A verdade é que, ao passarmos pela esplanada do Vianna durante o dia, vemos vários idosos a tomar o seu café ou o seu aperitivo. São pessoas que estão reformadas, gostam de vir até ao centro da cidade e conversar com os amigos de longa data no sítio do costume. Mas aos fins-de-semana, o espaço recebe os mais jovens, aqueles que estiveram a trabalhar e, à sexta-feira ou sábado à noite, gostam de ir com os amigos beber um copo para descontrair.

“O Vianna não é um café esquecido”, diz o octogenário sr. Artur, cheio de ânimo. Tal como os restantes clientes (e neste caso, com um carinho diferente e mais especial ainda), o sr. Artur continua a ir ao Vianna com regularidade e a prestar atenção a todos os detalhes – as mesas antigas continuam a ser das mais seguras de qualquer café, os grandes espelhos continuam a refletir as luzes do espaço e os rostos de quem por ali anda há mais de 60 anos.

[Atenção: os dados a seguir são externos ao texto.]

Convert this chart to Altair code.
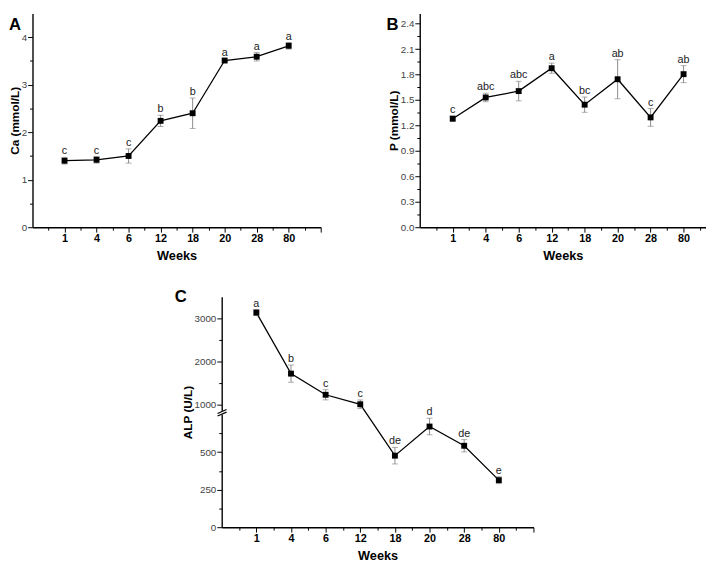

 E o sr. Artur tem toda a razão no que diz. Faça esta pequena experiência: no dia em que for a Braga, pergunte a um bracarense onde fica o Vianna. Tenha oito ou 80 anos, qualquer deles lhe dirá “fica nas arcadas” ou “muito perto do McDonald’s” (as referências são sempre diferentes consoante as gerações…). O mais novo, se calhar, não sabe que foi o café que serviu de banco a seguir à Grande Guerra, e o mais velho pode não fazer ideia de que é o sítio onde se pode ouvir música ao vivo e beber um copo até às 02h00, mas basta ouvir o nome Vianna que todos sabem do que estamos a falar.